INFORMATION SUPPLIED
========================================

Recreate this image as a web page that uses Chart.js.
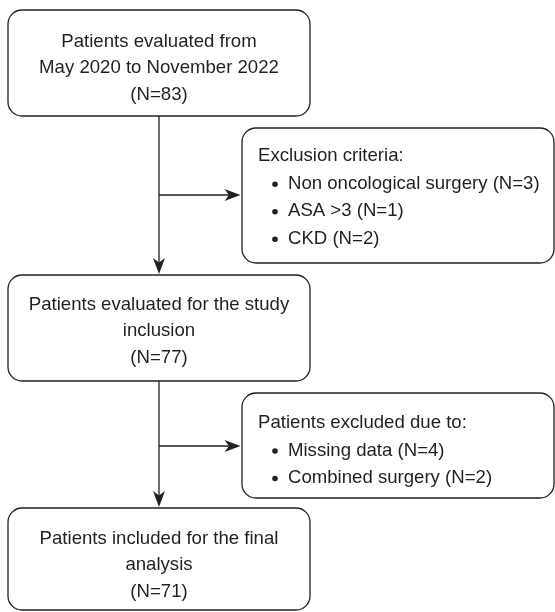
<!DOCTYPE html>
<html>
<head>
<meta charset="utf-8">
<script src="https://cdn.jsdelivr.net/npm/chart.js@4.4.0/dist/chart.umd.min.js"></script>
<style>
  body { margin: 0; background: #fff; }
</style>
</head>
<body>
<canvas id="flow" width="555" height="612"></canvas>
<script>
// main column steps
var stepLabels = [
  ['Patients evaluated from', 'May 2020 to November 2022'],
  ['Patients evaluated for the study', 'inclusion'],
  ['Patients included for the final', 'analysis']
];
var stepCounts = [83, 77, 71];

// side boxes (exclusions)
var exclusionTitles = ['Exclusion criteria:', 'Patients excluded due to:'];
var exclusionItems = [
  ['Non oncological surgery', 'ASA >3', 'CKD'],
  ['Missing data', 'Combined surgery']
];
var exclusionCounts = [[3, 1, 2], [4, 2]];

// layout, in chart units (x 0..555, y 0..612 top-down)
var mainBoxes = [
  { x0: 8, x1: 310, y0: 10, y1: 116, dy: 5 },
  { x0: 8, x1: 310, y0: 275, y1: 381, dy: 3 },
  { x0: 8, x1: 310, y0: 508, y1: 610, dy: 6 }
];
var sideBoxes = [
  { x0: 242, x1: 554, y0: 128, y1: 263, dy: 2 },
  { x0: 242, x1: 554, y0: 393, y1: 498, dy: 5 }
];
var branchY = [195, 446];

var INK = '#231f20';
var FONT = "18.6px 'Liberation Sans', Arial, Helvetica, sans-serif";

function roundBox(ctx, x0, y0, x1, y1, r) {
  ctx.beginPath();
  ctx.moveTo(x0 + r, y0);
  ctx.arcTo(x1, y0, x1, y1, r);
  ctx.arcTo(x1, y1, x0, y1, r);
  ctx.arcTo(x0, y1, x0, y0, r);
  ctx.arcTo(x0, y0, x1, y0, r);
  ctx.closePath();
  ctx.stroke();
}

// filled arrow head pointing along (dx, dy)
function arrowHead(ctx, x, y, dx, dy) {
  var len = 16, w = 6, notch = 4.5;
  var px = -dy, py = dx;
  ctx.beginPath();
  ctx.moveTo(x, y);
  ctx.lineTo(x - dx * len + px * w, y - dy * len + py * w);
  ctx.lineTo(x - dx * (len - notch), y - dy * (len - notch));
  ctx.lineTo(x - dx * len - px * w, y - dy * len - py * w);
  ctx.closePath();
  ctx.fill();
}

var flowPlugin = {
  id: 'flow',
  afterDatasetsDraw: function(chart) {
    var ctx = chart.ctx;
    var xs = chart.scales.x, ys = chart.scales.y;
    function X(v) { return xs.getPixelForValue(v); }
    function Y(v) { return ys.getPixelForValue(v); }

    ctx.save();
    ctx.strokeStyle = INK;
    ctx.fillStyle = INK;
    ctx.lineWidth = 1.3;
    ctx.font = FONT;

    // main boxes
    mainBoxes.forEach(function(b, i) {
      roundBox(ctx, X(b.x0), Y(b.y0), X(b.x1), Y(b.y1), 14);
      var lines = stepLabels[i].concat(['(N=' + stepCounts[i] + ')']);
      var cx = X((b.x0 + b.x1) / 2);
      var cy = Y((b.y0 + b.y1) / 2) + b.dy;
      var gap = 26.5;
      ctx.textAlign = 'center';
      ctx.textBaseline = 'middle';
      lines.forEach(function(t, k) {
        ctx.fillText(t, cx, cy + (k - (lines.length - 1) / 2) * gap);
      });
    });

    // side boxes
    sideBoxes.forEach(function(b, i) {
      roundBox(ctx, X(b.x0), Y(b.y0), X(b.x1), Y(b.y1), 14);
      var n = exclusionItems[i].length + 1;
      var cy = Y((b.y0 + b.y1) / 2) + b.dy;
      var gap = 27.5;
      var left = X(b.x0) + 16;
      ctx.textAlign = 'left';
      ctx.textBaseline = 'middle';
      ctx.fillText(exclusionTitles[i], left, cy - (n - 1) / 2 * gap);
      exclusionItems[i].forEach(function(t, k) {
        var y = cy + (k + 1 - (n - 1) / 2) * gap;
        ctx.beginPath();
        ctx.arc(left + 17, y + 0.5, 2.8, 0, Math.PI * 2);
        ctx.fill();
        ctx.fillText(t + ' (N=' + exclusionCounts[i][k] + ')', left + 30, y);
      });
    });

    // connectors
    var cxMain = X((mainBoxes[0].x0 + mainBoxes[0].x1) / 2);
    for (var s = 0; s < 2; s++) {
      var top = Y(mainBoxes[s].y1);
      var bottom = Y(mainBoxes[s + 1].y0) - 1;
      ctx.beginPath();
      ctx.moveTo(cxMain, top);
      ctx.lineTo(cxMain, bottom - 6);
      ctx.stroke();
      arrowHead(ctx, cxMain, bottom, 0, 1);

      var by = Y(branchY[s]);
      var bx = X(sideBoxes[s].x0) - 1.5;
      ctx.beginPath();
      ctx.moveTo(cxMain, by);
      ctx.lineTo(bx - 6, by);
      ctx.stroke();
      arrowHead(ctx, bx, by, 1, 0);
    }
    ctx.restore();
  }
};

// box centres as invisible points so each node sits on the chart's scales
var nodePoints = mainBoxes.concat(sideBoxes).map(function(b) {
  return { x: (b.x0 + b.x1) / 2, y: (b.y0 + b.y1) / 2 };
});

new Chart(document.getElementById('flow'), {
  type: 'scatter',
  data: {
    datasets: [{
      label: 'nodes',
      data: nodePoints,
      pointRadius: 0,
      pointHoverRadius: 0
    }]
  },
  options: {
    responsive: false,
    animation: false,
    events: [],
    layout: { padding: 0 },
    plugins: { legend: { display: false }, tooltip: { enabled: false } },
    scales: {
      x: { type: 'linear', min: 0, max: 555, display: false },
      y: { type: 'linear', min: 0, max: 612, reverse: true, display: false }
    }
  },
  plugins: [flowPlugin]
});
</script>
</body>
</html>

========================================

TASK REQUIREMENTS
Print out the material word for word, omitting the pictures.

REPLY
Recreate this image as a web page that uses Chart.js.
<!DOCTYPE html>
<html>
<head>
<meta charset="utf-8">
<script src="https://cdn.jsdelivr.net/npm/chart.js@4.4.0/dist/chart.umd.min.js"></script>
<style>
  body { margin: 0; background: #fff; }
</style>
</head>
<body>
<canvas id="flow" width="555" height="612"></canvas>
<script>
// main column steps
var stepLabels = [
  ['Patients evaluated from', 'May 2020 to November 2022'],
  ['Patients evaluated for the study', 'inclusion'],
  ['Patients included for the final', 'analysis']
];
var stepCounts = [83, 77, 71];

// side boxes (exclusions)
var exclusionTitles = ['Exclusion criteria:', 'Patients excluded due to:'];
var exclusionItems = [
  ['Non oncological surgery', 'ASA >3', 'CKD'],
  ['Missing data', 'Combined surgery']
];
var exclusionCounts = [[3, 1, 2], [4, 2]];

// layout, in chart units (x 0..555, y 0..612 top-down)
var mainBoxes = [
  { x0: 8, x1: 310, y0: 10, y1: 116, dy: 5 },
  { x0: 8, x1: 310, y0: 275, y1: 381, dy: 3 },
  { x0: 8, x1: 310, y0: 508, y1: 610, dy: 6 }
];
var sideBoxes = [
  { x0: 242, x1: 554, y0: 128, y1: 263, dy: 2 },
  { x0: 242, x1: 554, y0: 393, y1: 498, dy: 5 }
];
var branchY = [195, 446];

var INK = '#231f20';
var FONT = "18.6px 'Liberation Sans', Arial, Helvetica, sans-serif";

function roundBox(ctx, x0, y0, x1, y1, r) {
  ctx.beginPath();
  ctx.moveTo(x0 + r, y0);
  ctx.arcTo(x1, y0, x1, y1, r);
  ctx.arcTo(x1, y1, x0, y1, r);
  ctx.arcTo(x0, y1, x0, y0, r);
  ctx.arcTo(x0, y0, x1, y0, r);
  ctx.closePath();
  ctx.stroke();
}

// filled arrow head pointing along (dx, dy)
function arrowHead(ctx, x, y, dx, dy) {
  var len = 16, w = 6, notch = 4.5;
  var px = -dy, py = dx;
  ctx.beginPath();
  ctx.moveTo(x, y);
  ctx.lineTo(x - dx * len + px * w, y - dy * len + py * w);
  ctx.lineTo(x - dx * (len - notch), y - dy * (len - notch));
  ctx.lineTo(x - dx * len - px * w, y - dy * len - py * w);
  ctx.closePath();
  ctx.fill();
}

var flowPlugin = {
  id: 'flow',
  afterDatasetsDraw: function(chart) {
    var ctx = chart.ctx;
    var xs = chart.scales.x, ys = chart.scales.y;
    function X(v) { return xs.getPixelForValue(v); }
    function Y(v) { return ys.getPixelForValue(v); }

    ctx.save();
    ctx.strokeStyle = INK;
    ctx.fillStyle = INK;
    ctx.lineWidth = 1.3;
    ctx.font = FONT;

    // main boxes
    mainBoxes.forEach(function(b, i) {
      roundBox(ctx, X(b.x0), Y(b.y0), X(b.x1), Y(b.y1), 14);
      var lines = stepLabels[i].concat(['(N=' + stepCounts[i] + ')']);
      var cx = X((b.x0 + b.x1) / 2);
      var cy = Y((b.y0 + b.y1) / 2) + b.dy;
      var gap = 26.5;
      ctx.textAlign = 'center';
      ctx.textBaseline = 'middle';
      lines.forEach(function(t, k) {
        ctx.fillText(t, cx, cy + (k - (lines.length - 1) / 2) * gap);
      });
    });

    // side boxes
    sideBoxes.forEach(function(b, i) {
      roundBox(ctx, X(b.x0), Y(b.y0), X(b.x1), Y(b.y1), 14);
      var n = exclusionItems[i].length + 1;
      var cy = Y((b.y0 + b.y1) / 2) + b.dy;
      var gap = 27.5;
      var left = X(b.x0) + 16;
      ctx.textAlign = 'left';
      ctx.textBaseline = 'middle';
      ctx.fillText(exclusionTitles[i], left, cy - (n - 1) / 2 * gap);
      exclusionItems[i].forEach(function(t, k) {
        var y = cy + (k + 1 - (n - 1) / 2) * gap;
        ctx.beginPath();
        ctx.arc(left + 17, y + 0.5, 2.8, 0, Math.PI * 2);
        ctx.fill();
        ctx.fillText(t + ' (N=' + exclusionCounts[i][k] + ')', left + 30, y);
      });
    });

    // connectors
    var cxMain = X((mainBoxes[0].x0 + mainBoxes[0].x1) / 2);
    for (var s = 0; s < 2; s++) {
      var top = Y(mainBoxes[s].y1);
      var bottom = Y(mainBoxes[s + 1].y0) - 1;
      ctx.beginPath();
      ctx.moveTo(cxMain, top);
      ctx.lineTo(cxMain, bottom - 6);
      ctx.stroke();
      arrowHead(ctx, cxMain, bottom, 0, 1);

      var by = Y(branchY[s]);
      var bx = X(sideBoxes[s].x0) - 1.5;
      ctx.beginPath();
      ctx.moveTo(cxMain, by);
      ctx.lineTo(bx - 6, by);
      ctx.stroke();
      arrowHead(ctx, bx, by, 1, 0);
    }
    ctx.restore();
  }
};

// box centres as invisible points so each node sits on the chart's scales
var nodePoints = mainBoxes.concat(sideBoxes).map(function(b) {
  return { x: (b.x0 + b.x1) / 2, y: (b.y0 + b.y1) / 2 };
});

new Chart(document.getElementById('flow'), {
  type: 'scatter',
  data: {
    datasets: [{
      label: 'nodes',
      data: nodePoints,
      pointRadius: 0,
      pointHoverRadius: 0
    }]
  },
  options: {
    responsive: false,
    animation: false,
    events: [],
    layout: { padding: 0 },
    plugins: { legend: { display: false }, tooltip: { enabled: false } },
    scales: {
      x: { type: 'linear', min: 0, max: 555, display: false },
      y: { type: 'linear', min: 0, max: 612, reverse: true, display: false }
    }
  },
  plugins: [flowPlugin]
});
</script>
</body>
</html>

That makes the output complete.